Thad: Fair enough and do you have any fear? Because I’ve seen some of the ABMs early on, focus on vanity metrics or softer metrics, which is lift and engagement which is an important indicator to a degree but not being able to see that, being pulled through to revenue or pipeline.
Matt: Absolutely. So, I’m going to drill down on these two key measurement objectives areas a little bit more, so the one around the demonstrating performance, we absolutely have to get to those business impact metrics. How am I impacting pipeline and closed deals? Am I influencing a greater degree of these than I was in the past? Am I sourcing a new amount, if that’s part of my strategy and objective, and by the way, how am I doing against those ABM accounts and how is that different from a set of control accounts? So what we will say is look at things like average deal size for ABM accounts versus similar non ABM accounts, look at average conversion from pipeline to opportunity to late stage to close. Let’s compare those against non ABM accounts because the notion is if I’m getting the right accounts at the top of the funnel, if I am developing and personalizing, activating, and validating and nurturing those in an ABM way, I should get better pull through down through the funnel, so when you start to think about pipeline, acceleration, closed deals – you look at conversion from ABM to non ABM accounts, so those are some key things we tell our customers to look at.

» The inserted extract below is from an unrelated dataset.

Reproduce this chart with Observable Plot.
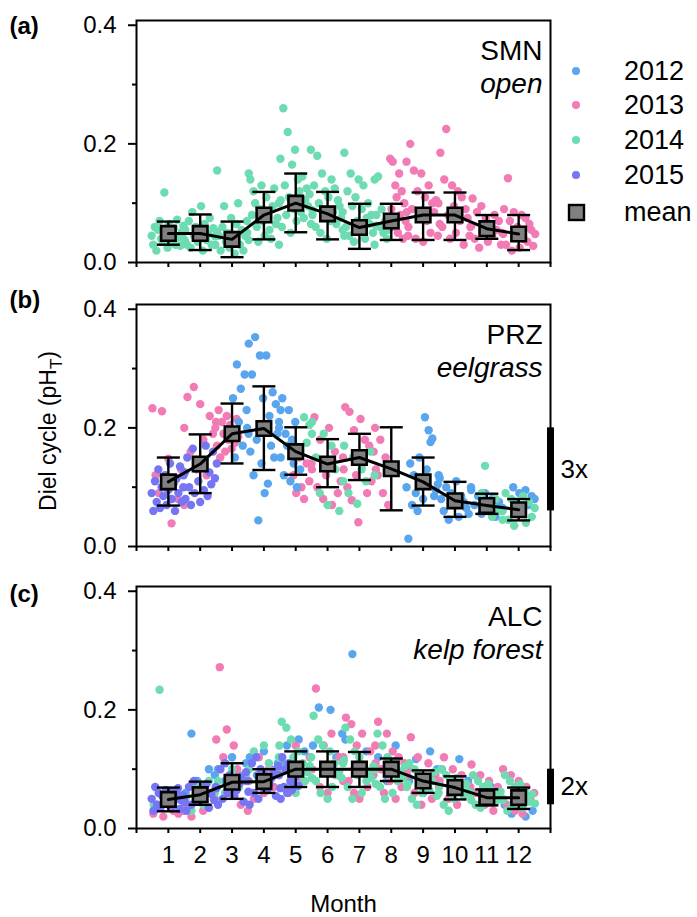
<!DOCTYPE html>
<html><head><meta charset="utf-8">
<script src="https://cdn.jsdelivr.net/npm/d3@7"></script>
<script src="https://cdn.jsdelivr.net/npm/@observablehq/plot@0.6"></script>
<style>
body{margin:0;background:#fff;}
#wrap{position:relative;width:697px;height:917px;background:#fff;font-family:"Liberation Sans",Arial,sans-serif;}
#wrap > svg{position:absolute;left:0;}
</style></head><body><div id="wrap"></div>
<script>
// ---------- data ----------
const months = [1,2,3,4,5,6,7,8,9,10,11,12];
const years = ["2012","2013","2014","2015"];
const yearColors = ["#5aa6ee","#f27bb5","#6edcb1","#7676f5"];
const xTickLabels = ["","1","2","3","4","5","6","7","8","9","10","11","12",""];
const majorY = [0,0.2,0.4];
const minorY = [0.1,0.3];

// monthly mean and +/- SD (pH_T)
const smnMean = [0.049,0.049,0.039,0.080,0.100,0.082,0.059,0.070,0.080,0.080,0.057,0.048];
const smnLo   = [0.030,0.021,0.009,0.039,0.051,0.039,0.023,0.038,0.038,0.038,0.040,0.021];
const smnHi   = [0.069,0.081,0.069,0.119,0.150,0.119,0.099,0.099,0.118,0.118,0.080,0.080];
const przMean = [0.109,0.139,0.190,0.199,0.160,0.139,0.150,0.131,0.109,0.077,0.069,0.062];
const przLo   = [0.069,0.090,0.140,0.129,0.121,0.100,0.112,0.061,0.069,0.050,0.055,0.044];
const przHi   = [0.150,0.189,0.241,0.270,0.201,0.181,0.190,0.201,0.150,0.109,0.089,0.080];
const alcMean = [0.049,0.057,0.078,0.079,0.100,0.100,0.100,0.100,0.080,0.069,0.052,0.052];
const alcLo   = [0.029,0.040,0.050,0.060,0.070,0.070,0.070,0.080,0.060,0.049,0.039,0.033];
const alcHi   = [0.069,0.079,0.110,0.100,0.130,0.130,0.129,0.118,0.098,0.088,0.066,0.069];

// daily diel cycles (x 0.001), [month, values, startFrac, endFrac]
const smn2014 = [
 [1,[45,30,60,20,55,70,40,35,118,50,25,65,48,38,58,30,72,42,28,52,62,36]],
 [2,[40,55,30,70,25,85,45,60,35,50,95,20,65,38,48,75,30,58,44,52]],
 [3,[30,155,45,20,60,95,35,50,25,75,40,15,65,100,30,55,20,45,70,38]],
 [4,[50,150,140,80,120,100,60,35,90,130,70,45,110,85,55,40,95,125,65,75,30,105]],
 [5,[100,175,60,260,130,80,220,110,50,165,90,190,70,140,120,85,145,75,105,125,95,115,65,88]],
 [6,[190,80,130,60,180,100,50,150,90,120,40,110,70,140,85,125,65,105,95,75,55,45]],
 [7,[85,185,60,120,45,150,95,35,110,70,140,55,90,130,40,75,100,65,80,50,30,62]],
 [8,[140,80,145,60,90,50,70,40,55],0,0.45]
];
const smn2013 = [
 [8,[175,90,170,60,130,110,50,150,80,120,40,100,70,85,45],0.45,1],
 [9,[170,60,200,90,155,40,120,80,150,35,110,70,130,50,100,85,105,45,65]],
 [10,[100,185,60,140,225,80,40,130,95,50,120,70,110,30,90,75,45,62]],
 [11,[60,108,40,85,25,95,50,75,35,65,45,80,55,70,30,48]],
 [12,[50,90,30,142,70,20,85,45,60,25,80,40,75,35,65,55,28,48]]
];
const prz2013 = [
 [1,[233,120,90,228,100,148,39,110,80,130,70]],
 [2,[200,252,160,269,140,240,180,120,220,190,210]],
 [3,[200,170,230,150,210,190,160,220,180,205,165,195,175,215,185],0,0.7],
 [5,[120,90,150,100,80,140,110,130],0.4,1],
 [6,[140,218,100,180,80,120,200,70,160,90,110,130]],
 [7,[150,235,100,227,78,196,120,41,215,140,180,90,170,110,160,130]],
 [8,[200,120,180,90,150,70],0,0.45]
];
const prz2012 = [
 [3,[250,150,307,210,266,170,290,230,190],0.5,1],
 [4,[200,342,160,290,120,353,180,44,322,140,250,90,322,106,220,170,260,150,240,190,210,230]],
 [5,[200,150,250,120,190,170,230,110,180,140,210,100,160,130],0,0.65],
 [9,[100,13,140,70,120,90,60,150,110,80,218,130,196,176,182,85,95,105,115]],
 [10,[120,80,60,100,45,90,70,110,50,85,75,65,55,95]],
 [11,[100,70,85,55,90,60,80,50,75,65]],
 [12,[100,75,90,60,95,70,85,80],0.3,1]
];
const prz2014 = [
 [5,[218,175,205,190],0.7,1],
 [6,[210,150,90,190,70,170,130,60,110]],
 [7,[170,90,150,72,130,110,160,120]],
 [11,[90,136,70,50,80,60,45],0.3,1],
 [12,[60,90,45,80,35,70,55,85,40,75,50,65]]
];
const prz2015 = [
 [1,[90,60,110,75,130,65,100,85,120,70,95,140,80,105,60,115,90,135,75,100,125]],
 [2,[120,80,150,100,70,165,90,130,110,75,145,95,170,85,125,105,160,115,140]]
];
const alc2012 = [
 [1,[40,60,50]],[2,[60,160,80,70,100,90]],[3,[100,80,120,90,110]],[4,[120,90,130,100,110]],
 [5,[110,140,100,150,130,120]],[6,[140,204,100,200,120,160]],[7,[150,294,110,130,90]],
 [8,[120,80,140,100]],[9,[80,117,60,130,100]],[10,[100,60,117,80]],[11,[60,40,70,50]],[12,[40,25,50,20,30]]
];
const alc2013 = [
 [1,[25,35,20,40,30,25,30]],[2,[40,20,70,30,60,50]],[3,[150,272,120,167,60,140,100,40,80,30]],
 [4,[80,50,120,60,100,70,90]],[5,[100,60,140,80,120]],[6,[100,236,70,140,60,160,90,120,80]],
 [7,[120,187,80,176,60,140,50,160,100,70,130,90,110]],[8,[140,180,100,60,160,80,130,50,120,70,110,90]],
 [9,[100,154,60,120,40,80,110,50,90,70]],[10,[80,120,50,100,40,90,60,70]],
 [11,[108,60,90,40,80,30,70,50]],[12,[100,40,90,30,80,25,70,50,60]]
];
const alc2014 = [
 [1,[40,234,60,45,50,55]],[2,[50,30,70,40,80,60]],[3,[80,60,100,70,90]],[4,[100,130,80,140,110,90,120]],
 [5,[140,180,100,170,70,150,120,60,130,90,110,80,95,105,85]],[6,[120,190,80,150,60,140,100,50,130,70,110,90,95,85,115]],
 [7,[110,170,70,150,50,130,90,120,60,100,80,95,85,105,75]],[8,[100,160,70,140,50,120,90,60,110,80,95,85,105,75]],
 [9,[70,110,50,100,40,90,60,85,75,65,80,95,55,72]],[10,[60,100,40,90,30,80,50,85,70,65,55,75,62,48]],
 [11,[60,90,40,80,35,70,50,75,65,55,45,58,62,48]],[12,[50,90,30,80,40,70,60,75,35,65,55,45,58,42]]
];
const alc2015 = [
 [1,[50,30,70,40,60,35,55,45,65,42,52,62,38,48,58,68,33,47,56,44]],[2,[50,30,70,40,80,60,45,55,65,75,35,58,48,68]],
 [3,[70,40,100,50,110,60,90,80,55,65,75,85,45,95,62]],[4,[80,40,110,60,120,50,100,70,90,65,75,85,95,55,105,68]],
 [5,[90,50,120,70,100,60,110,80,65,75,85,95,72],0,0.6]
];
const scaleBarPRZ = [{lo:0.06, hi:0.20, label:"3x"}];
const scaleBarALC = [{lo:0.04, hi:0.10, label:"2x"}];

// ---------- helpers ----------
function toPoints(year, chunks){
  const out = [];
  for (const [m, vals, s = 0, e = 1] of chunks){
    const n = vals.length;
    vals.forEach((v, i) => {
      const f = s + (e - s) * (i + 0.5) / n;
      out.push({year, x: m - 0.55 + 1.1 * f, v: v / 1000});
    });
  }
  return out;
}
function toStats(mean, lo, hi){
  return months.map((m, i) => ({month: m, mean: mean[i], lo: lo[i], hi: hi[i]}));
}
const cap = {draw(ctx){ ctx.moveTo(-11.5, 0); ctx.lineTo(11.5, 0); }};
const xDomain = [0, 13], yDomain = [0, 0.408];
const FONT = '"Liberation Sans", Arial, sans-serif';

function panel({points, stats, site, habitat, tag, tagDy, bar, showX, height, marginTop, marginBottom}){
  const marks = [
    Plot.dot(points, {x: "x", y: "v", fill: "year", r: 4.2}),
    Plot.ruleX(stats, {x: "month", y1: "lo", y2: "hi", stroke: "black", strokeWidth: 2.4}),
    Plot.dot(stats, {x: "month", y: "lo", symbol: cap, fill: "none", stroke: "black", strokeWidth: 2.4}),
    Plot.dot(stats, {x: "month", y: "hi", symbol: cap, fill: "none", stroke: "black", strokeWidth: 2.4}),
    Plot.dot(stats, {x: "month", y: "mean", symbol: "square", r: 8.2, fill: "#808080", stroke: "black", strokeWidth: 2.6}),
    Plot.line(stats, {x: "month", y: "mean", stroke: "black", strokeWidth: 3}),
    Plot.frame({stroke: "black", strokeWidth: 2}),
    Plot.axisY({ticks: majorY, tickSize: 8, tickPadding: 12, tickFormat: d3.format(".1f"), fontSize: 24, strokeWidth: 2, label: null}),
    Plot.axisY({ticks: minorY, tickSize: 4, tickFormat: () => "", strokeWidth: 2, label: null}),
    Plot.axisX({ticks: d3.range(0, 14), tickSize: 5, tickPadding: 12, fontSize: 24, strokeWidth: 2, label: null,
      tickFormat: d => showX ? xTickLabels[d] : ""}),
    Plot.text([site], {frameAnchor: "top-right", dx: -8, dy: 31, fontSize: 28, textAnchor: "end", lineAnchor: "middle"}),
    Plot.text([habitat], {frameAnchor: "top-right", dx: -8, dy: 64, fontSize: 28, fontStyle: "italic", textAnchor: "end", lineAnchor: "middle"}),
    Plot.text([tag], {frameAnchor: "top-left", dx: -127, dy: tagDy, fontSize: 24, fontWeight: "bold", textAnchor: "start", lineAnchor: "middle"})
  ];
  if (bar){
    marks.push(Plot.ruleX(bar, {x: xDomain[1], y1: "lo", y2: "hi", stroke: "black", strokeWidth: 7}));
    marks.push(Plot.text(bar, {x: xDomain[1], y: d => (d.lo + d.hi) / 2, text: "label", dx: 10, textAnchor: "start", fontSize: 26}));
  }
  if (showX) marks.push(Plot.text(["Month"], {frameAnchor: "bottom", dy: 76, fontSize: 24, lineAnchor: "middle"}));
  return Plot.plot({
    width: 697, height, marginLeft: 136, marginRight: 147, marginTop, marginBottom,
    x: {domain: xDomain}, y: {domain: yDomain},
    color: {domain: years, range: yearColors},
    style: {fontFamily: FONT, background: "white", color: "black", overflow: "visible"},
    marks
  });
}

const wrap = document.getElementById("wrap");
const pa = panel({
  points: [...toPoints("2014", smn2014), ...toPoints("2013", smn2013)],
  stats: toStats(smnMean, smnLo, smnHi), site: "SMN", habitat: "open", tag: "(a)", tagDy: 6,
  showX: false, height: 284, marginTop: 20, marginBottom: 22
});
pa.style.top = "0px"; wrap.appendChild(pa);
const pb = panel({
  points: [...toPoints("2013", prz2013), ...toPoints("2012", prz2012), ...toPoints("2014", prz2014), ...toPoints("2015", prz2015)],
  stats: toStats(przMean, przLo, przHi), site: "PRZ", habitat: "eelgrass", tag: "(b)", tagDy: -4,
  bar: scaleBarPRZ, showX: false, height: 284, marginTop: 20, marginBottom: 22
});
pb.style.top = "284px"; wrap.appendChild(pb);
const pc = panel({
  points: [...toPoints("2012", alc2012), ...toPoints("2013", alc2013), ...toPoints("2014", alc2014), ...toPoints("2015", alc2015)],
  stats: toStats(alcMean, alcLo, alcHi), site: "ALC", habitat: "kelp forest", tag: "(c)", tagDy: 8,
  bar: scaleBarALC, showX: true, height: 349, marginTop: 18, marginBottom: 89
});
pc.style.top = "568px"; wrap.appendChild(pc);

// y-axis title
const yt = d3.select(wrap).append("svg").attr("width", 80).attr("height", 300)
  .style("top", "285px").style("left", "0px").style("overflow", "visible");
const t = yt.append("text").attr("transform", "translate(56,146) rotate(-90)")
  .attr("text-anchor", "middle").attr("font-family", FONT).attr("font-size", 23).attr("fill", "black");
t.append("tspan").text("Diel cycle (pH");
t.append("tspan").text("T").attr("font-size", 17).attr("dy", 6);
t.append("tspan").text(")").attr("dy", -6);

// legend
const lg = d3.select(wrap).append("svg").attr("width", 137).attr("height", 190)
  .style("top", "50px").style("left", "560px");
const legendRows = years.map((y, i) => ({label: y, color: yearColors[i]}));
legendRows.forEach((d, i) => {
  const cy = [21, 55, 90, 125][i];
  lg.append("circle").attr("cx", 16).attr("cy", cy).attr("r", 4).attr("fill", d.color);
  lg.append("text").attr("x", 64).attr("y", cy).attr("dy", "0.35em").attr("font-family", FONT)
    .attr("font-size", 27).text(d.label);
});
lg.append("rect").attr("x", 9).attr("y", 155).attr("width", 15).attr("height", 15)
  .attr("fill", "#808080").attr("stroke", "black").attr("stroke-width", 2.4);
lg.append("text").attr("x", 64).attr("y", 162).attr("dy", "0.35em").attr("font-family", FONT)
  .attr("font-size", 27).text("mean");
</script></body></html>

Thad: I think that is super critical because if you don’t do that pull through from revenue to pipeline at some point marketing is the first thing to get cut. I have a thousand other questions, but I think what I want to end with is, outside of the obvious, what advice would you give folks as they embark upon ABM as they’re look to optimize? And number two: what resources do you turn to in order to continue to grow your sophistication in this area?
Matt: There is a growing community of ABMers and just like I said in the beginning of the conversation, I think that is why this is picking up more momentum. Right now, if you go to do a Google search on ABM best practices you’re going to see tons and tons of client successes, so get up to speed on as many of those as possible. The other thing is, I think, in this community whether it’s our event or other events, start attending those. Start making those connections, so that you gain some knowledge. I think the other thing is, you need to be a fearless marketer. If you want to embark on this, you need to go and create. You need to create the business case for why this is going to make a difference and why you should move forward and the second things is, start small, talk to a couple sales people and try to build a guerrilla approach and pilot and get some early traction and then go to create more momentum if you can’t get the initial sign off.